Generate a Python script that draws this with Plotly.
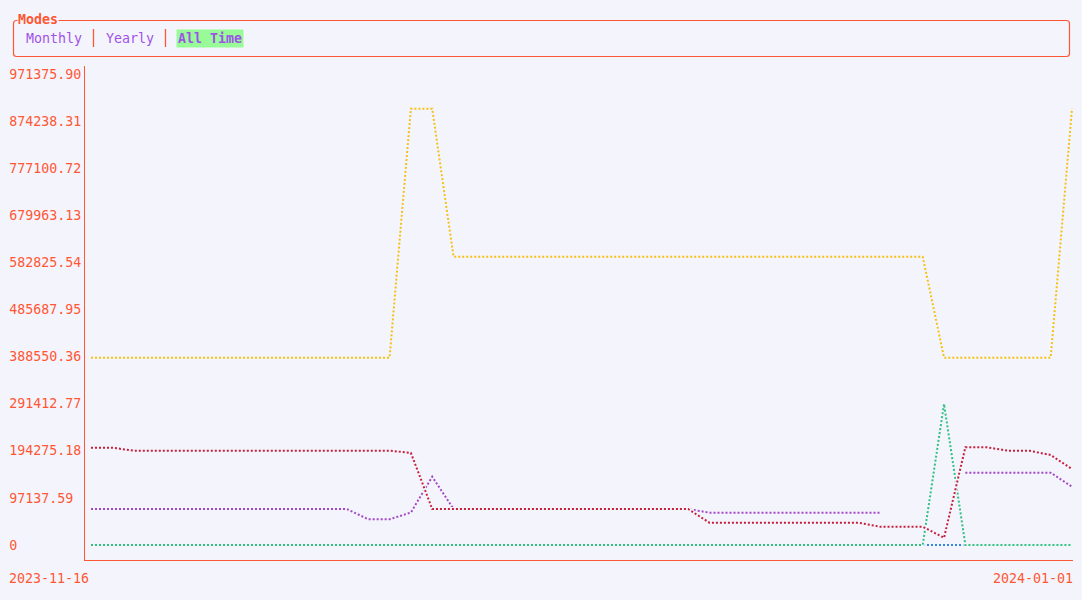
import pandas as pd
import plotly.graph_objects as go

# ---------------- data ----------------
START_DATE = "2023-11-16"
END_DATE = "2024-01-01"
dates = pd.date_range(START_DATE, END_DATE, freq="D")

series_yellow = [386300, 386300, 386300, 386300, 386300, 386300, 386300, 386300,
                 386300, 386300, 386300, 386300, 386300, 386300, 386300,
                 899800, 899800,
                 594600, 594600, 594600, 594600, 594600, 594600, 594600, 594600,
                 594600, 594600, 594600, 594600, 594600, 594600, 594600, 594600,
                 594600, 594600, 594600, 594600, 594600, 594600, 594600,
                 386300, 386300, 386300, 386300, 386300, 386300,
                 899800]

series_purple = [74200, 74200, 74200, 74200, 74200, 74200, 74200, 74200, 74200,
                 74200, 74200, 74200, 74200,
                 53000, 53000, 67000, 140900,
                 74200, 74200, 74200, 74200, 74200, 74200, 74200, 74200, 74200,
                 74200, 74200, 74200,
                 66600, 66600, 66600, 66600, 66600, 66600, 66600, 66600, 66600,
                 None, None, None,
                 149100, 149100, 149100, 149100, 149100,
                 120200]

series_blue = [0, 0, 0, 0, 0, 0, 0, 0, 0, 0, 0, 0, 0, 0, 0, 0, 0, 0, 0, 0, 0, 0, 0, 0,
               0, 0, 0, 0, 0, 0, 0, 0, 0, 0, 0, 0, 0, 0, 0, 0, 0, 0, 0, 0, 0, 0, 0]

series_green = [0, 0, 0, 0, 0, 0, 0, 0, 0, 0, 0, 0, 0, 0, 0, 0, 0, 0, 0, 0,
                0, 0, 0, 0, 0, 0, 0, 0, 0, 0, 0, 0, 0, 0, 0, 0, 0, 0, 0, 0,
                290800,
                0, 0, 0, 0, 0, 0]

series_red = [200700, 200700,
              194500, 194500, 194500, 194500, 194500, 194500, 194500, 194500,
              194500, 194500, 194500, 194500, 194500,
              190000,
              74200, 74200, 74200, 74200, 74200, 74200, 74200, 74200, 74200,
              74200, 74200, 74200, 74200,
              46000, 46000, 46000, 46000, 46000, 46000, 46000, 46000,
              37700, 37700, 37700,
              15000,
              201500, 201500, 194500, 194500,
              185600, 156700]

y_tick_values = [0, 97137.59, 194275.18, 291412.77, 388550.36, 485687.95,
                 582825.54, 679963.13, 777100.72, 874238.31, 971375.90]
y_tick_labels = ["0", "97137.59", "194275.18", "291412.77", "388550.36", "485687.95",
                 "582825.54", "679963.13", "777100.72", "874238.31", "971375.90"]
Y_MAX = 971375.90

mode_labels = ["Monthly", "Yearly", "All Time"]
header_title = "Modes"

# ---------------- style ----------------
BG = "#f4f4fd"
ORANGE = "#ff5733"
PURPLE_TXT = "#9f52e6"
HILITE = "#98fb98"
FONT = "DejaVu Sans Mono"
FS = 13.3

COLORS = {
    "yellow": "#f5c211",
    "purple": "#a347c8",
    "blue": "#3584e4",
    "green": "#2ec27e",
    "red": "#c8203a",
}

W, H = 1082, 600
L, R, T, B = 85, 9, 66, 40
PW, PH = W - L - R, H - T - B


def pxx(x):
    return (x - L) / PW


def pxy(y):
    return (H - B - y) / PH


fig = go.Figure()

order = [("yellow", series_yellow), ("purple", series_purple), ("blue", series_blue),
         ("green", series_green), ("red", series_red)]
for name, vals in order:
    # background underlay: later series hide earlier ones (terminal cell override)
    fig.add_trace(go.Scatter(x=dates, y=vals, mode="lines",
                             line=dict(color=BG, width=4), hoverinfo="skip",
                             showlegend=False))
    fig.add_trace(go.Scatter(x=dates, y=vals, mode="lines", name=name,
                             line=dict(color=COLORS[name], width=2, dash="2px,2px"),
                             showlegend=False))

# axis ranges: value 0 at px 545, Y_MAX at px 74
k = Y_MAX / (545 - 74)
y_range = [-(H - B - 545) * k, (545 - T) * k]
day = pd.Timedelta(days=1)
ppd = (1072 - 91) / (len(dates) - 1)
x_range = [dates[0] - day * ((91 - L) / ppd), dates[-1] + day * ((W - R - 1072) / ppd)]

pad = "\u00a0"
fig.update_layout(
    width=W, height=H,
    margin=dict(l=L, r=R, t=T, b=B, pad=0),
    paper_bgcolor=BG, plot_bgcolor=BG,
    hovermode=False,
    font=dict(family=FONT, size=FS, color=ORANGE),
    xaxis=dict(range=x_range, showgrid=False, zeroline=False, showticklabels=False,
               ticks="", showline=True, linecolor=ORANGE, linewidth=1),
    yaxis=dict(range=y_range, showgrid=False, zeroline=False, ticks="",
               tickvals=y_tick_values,
               ticktext=[t.ljust(9, pad) for t in y_tick_labels],
               tickfont=dict(family=FONT, size=FS, color=ORANGE),
               showline=True, linecolor=ORANGE, linewidth=1),
)

annotations = []
# x-axis end labels
annotations.append(dict(x=dates[0], y=pxy(578), xref="x", yref="paper", text=START_DATE,
                        xanchor="right", yanchor="middle", showarrow=False, xshift=0,
                        font=dict(family=FONT, size=FS, color=ORANGE)))
annotations.append(dict(x=dates[-1], y=pxy(578), xref="x", yref="paper", text=END_DATE,
                        xanchor="right", yanchor="middle", showarrow=False, xshift=3,
                        font=dict(family=FONT, size=FS, color=ORANGE)))

# header box
bx0, bx1, by0, by1, rr = 13.5, 1069.5, 20.5, 56.5, 3
rx, ry = rr / PW, rr / PH
X0, X1, Y0, Y1 = pxx(bx0), pxx(bx1), pxy(by1), pxy(by0)
path = (f"M {X0+rx},{Y1} L {X1-rx},{Y1} Q {X1},{Y1} {X1},{Y1-ry} "
        f"L {X1},{Y0+ry} Q {X1},{Y0} {X1-rx},{Y0} L {X0+rx},{Y0} "
        f"Q {X0},{Y0} {X0},{Y0+ry} L {X0},{Y1-ry} Q {X0},{Y1} {X0+rx},{Y1} Z")
fig.add_shape(type="path", path=path, xref="paper", yref="paper",
              line=dict(color=ORANGE, width=1.2), fillcolor="rgba(0,0,0,0)")

# separators between the mode buttons
for sx in [93.5, 165.5]:
    fig.add_shape(type="line", xref="paper", yref="paper",
                  x0=pxx(sx), x1=pxx(sx), y0=pxy(47), y1=pxy(29),
                  line=dict(color=ORANGE, width=1.3))

annotations.append(dict(x=pxx(17), y=pxy(20), xref="paper", yref="paper",
                        text=f"<b>{header_title}</b>", xanchor="left", yanchor="middle",
                        showarrow=False, bgcolor=BG, borderpad=0,
                        font=dict(family=FONT, size=FS, color=ORANGE)))
mode_x = [25, 105, 176]
for i, lab in enumerate(mode_labels):
    active = (i == len(mode_labels) - 1)
    annotations.append(dict(x=pxx(mode_x[i]), y=pxy(38.5), xref="paper", yref="paper",
                            text=f"<b>{lab}</b>" if active else lab,
                            xanchor="left", yanchor="middle", showarrow=False,
                            bgcolor=HILITE if active else None,
                            borderpad=1 if active else 0,
                            font=dict(family=FONT, size=FS, color=PURPLE_TXT)))

fig.update_layout(annotations=annotations)

fig.write_html("out.html")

......

PROBLEM TO SOLVE: Omit every picture, then repeat the remaining data exactly as it appears above.

THE ANSWER:
Generate a Python script that draws this with Plotly.
import pandas as pd
import plotly.graph_objects as go

# ---------------- data ----------------
START_DATE = "2023-11-16"
END_DATE = "2024-01-01"
dates = pd.date_range(START_DATE, END_DATE, freq="D")

series_yellow = [386300, 386300, 386300, 386300, 386300, 386300, 386300, 386300,
                 386300, 386300, 386300, 386300, 386300, 386300, 386300,
                 899800, 899800,
                 594600, 594600, 594600, 594600, 594600, 594600, 594600, 594600,
                 594600, 594600, 594600, 594600, 594600, 594600, 594600, 594600,
                 594600, 594600, 594600, 594600, 594600, 594600, 594600,
                 386300, 386300, 386300, 386300, 386300, 386300,
                 899800]

series_purple = [74200, 74200, 74200, 74200, 74200, 74200, 74200, 74200, 74200,
                 74200, 74200, 74200, 74200,
                 53000, 53000, 67000, 140900,
                 74200, 74200, 74200, 74200, 74200, 74200, 74200, 74200, 74200,
                 74200, 74200, 74200,
                 66600, 66600, 66600, 66600, 66600, 66600, 66600, 66600, 66600,
                 None, None, None,
                 149100, 149100, 149100, 149100, 149100,
                 120200]

series_blue = [0, 0, 0, 0, 0, 0, 0, 0, 0, 0, 0, 0, 0, 0, 0, 0, 0, 0, 0, 0, 0, 0, 0, 0,
               0, 0, 0, 0, 0, 0, 0, 0, 0, 0, 0, 0, 0, 0, 0, 0, 0, 0, 0, 0, 0, 0, 0]

series_green = [0, 0, 0, 0, 0, 0, 0, 0, 0, 0, 0, 0, 0, 0, 0, 0, 0, 0, 0, 0,
                0, 0, 0, 0, 0, 0, 0, 0, 0, 0, 0, 0, 0, 0, 0, 0, 0, 0, 0, 0,
                290800,
                0, 0, 0, 0, 0, 0]

series_red = [200700, 200700,
              194500, 194500, 194500, 194500, 194500, 194500, 194500, 194500,
              194500, 194500, 194500, 194500, 194500,
              190000,
              74200, 74200, 74200, 74200, 74200, 74200, 74200, 74200, 74200,
              74200, 74200, 74200, 74200,
              46000, 46000, 46000, 46000, 46000, 46000, 46000, 46000,
              37700, 37700, 37700,
              15000,
              201500, 201500, 194500, 194500,
              185600, 156700]

y_tick_values = [0, 97137.59, 194275.18, 291412.77, 388550.36, 485687.95,
                 582825.54, 679963.13, 777100.72, 874238.31, 971375.90]
y_tick_labels = ["0", "97137.59", "194275.18", "291412.77", "388550.36", "485687.95",
                 "582825.54", "679963.13", "777100.72", "874238.31", "971375.90"]
Y_MAX = 971375.90

mode_labels = ["Monthly", "Yearly", "All Time"]
header_title = "Modes"

# ---------------- style ----------------
BG = "#f4f4fd"
ORANGE = "#ff5733"
PURPLE_TXT = "#9f52e6"
HILITE = "#98fb98"
FONT = "DejaVu Sans Mono"
FS = 13.3

COLORS = {
    "yellow": "#f5c211",
    "purple": "#a347c8",
    "blue": "#3584e4",
    "green": "#2ec27e",
    "red": "#c8203a",
}

W, H = 1082, 600
L, R, T, B = 85, 9, 66, 40
PW, PH = W - L - R, H - T - B


def pxx(x):
    return (x - L) / PW


def pxy(y):
    return (H - B - y) / PH


fig = go.Figure()

order = [("yellow", series_yellow), ("purple", series_purple), ("blue", series_blue),
         ("green", series_green), ("red", series_red)]
for name, vals in order:
    # background underlay: later series hide earlier ones (terminal cell override)
    fig.add_trace(go.Scatter(x=dates, y=vals, mode="lines",
                             line=dict(color=BG, width=4), hoverinfo="skip",
                             showlegend=False))
    fig.add_trace(go.Scatter(x=dates, y=vals, mode="lines", name=name,
                             line=dict(color=COLORS[name], width=2, dash="2px,2px"),
                             showlegend=False))

# axis ranges: value 0 at px 545, Y_MAX at px 74
k = Y_MAX / (545 - 74)
y_range = [-(H - B - 545) * k, (545 - T) * k]
day = pd.Timedelta(days=1)
ppd = (1072 - 91) / (len(dates) - 1)
x_range = [dates[0] - day * ((91 - L) / ppd), dates[-1] + day * ((W - R - 1072) / ppd)]

pad = "\u00a0"
fig.update_layout(
    width=W, height=H,
    margin=dict(l=L, r=R, t=T, b=B, pad=0),
    paper_bgcolor=BG, plot_bgcolor=BG,
    hovermode=False,
    font=dict(family=FONT, size=FS, color=ORANGE),
    xaxis=dict(range=x_range, showgrid=False, zeroline=False, showticklabels=False,
               ticks="", showline=True, linecolor=ORANGE, linewidth=1),
    yaxis=dict(range=y_range, showgrid=False, zeroline=False, ticks="",
               tickvals=y_tick_values,
               ticktext=[t.ljust(9, pad) for t in y_tick_labels],
               tickfont=dict(family=FONT, size=FS, color=ORANGE),
               showline=True, linecolor=ORANGE, linewidth=1),
)

annotations = []
# x-axis end labels
annotations.append(dict(x=dates[0], y=pxy(578), xref="x", yref="paper", text=START_DATE,
                        xanchor="right", yanchor="middle", showarrow=False, xshift=0,
                        font=dict(family=FONT, size=FS, color=ORANGE)))
annotations.append(dict(x=dates[-1], y=pxy(578), xref="x", yref="paper", text=END_DATE,
                        xanchor="right", yanchor="middle", showarrow=False, xshift=3,
                        font=dict(family=FONT, size=FS, color=ORANGE)))

# header box
bx0, bx1, by0, by1, rr = 13.5, 1069.5, 20.5, 56.5, 3
rx, ry = rr / PW, rr / PH
X0, X1, Y0, Y1 = pxx(bx0), pxx(bx1), pxy(by1), pxy(by0)
path = (f"M {X0+rx},{Y1} L {X1-rx},{Y1} Q {X1},{Y1} {X1},{Y1-ry} "
        f"L {X1},{Y0+ry} Q {X1},{Y0} {X1-rx},{Y0} L {X0+rx},{Y0} "
        f"Q {X0},{Y0} {X0},{Y0+ry} L {X0},{Y1-ry} Q {X0},{Y1} {X0+rx},{Y1} Z")
fig.add_shape(type="path", path=path, xref="paper", yref="paper",
              line=dict(color=ORANGE, width=1.2), fillcolor="rgba(0,0,0,0)")

# separators between the mode buttons
for sx in [93.5, 165.5]:
    fig.add_shape(type="line", xref="paper", yref="paper",
                  x0=pxx(sx), x1=pxx(sx), y0=pxy(47), y1=pxy(29),
                  line=dict(color=ORANGE, width=1.3))

annotations.append(dict(x=pxx(17), y=pxy(20), xref="paper", yref="paper",
                        text=f"<b>{header_title}</b>", xanchor="left", yanchor="middle",
                        showarrow=False, bgcolor=BG, borderpad=0,
                        font=dict(family=FONT, size=FS, color=ORANGE)))
mode_x = [25, 105, 176]
for i, lab in enumerate(mode_labels):
    active = (i == len(mode_labels) - 1)
    annotations.append(dict(x=pxx(mode_x[i]), y=pxy(38.5), xref="paper", yref="paper",
                            text=f"<b>{lab}</b>" if active else lab,
                            xanchor="left", yanchor="middle", showarrow=False,
                            bgcolor=HILITE if active else None,
                            borderpad=1 if active else 0,
                            font=dict(family=FONT, size=FS, color=PURPLE_TXT)))

fig.update_layout(annotations=annotations)

fig.write_html("out.html")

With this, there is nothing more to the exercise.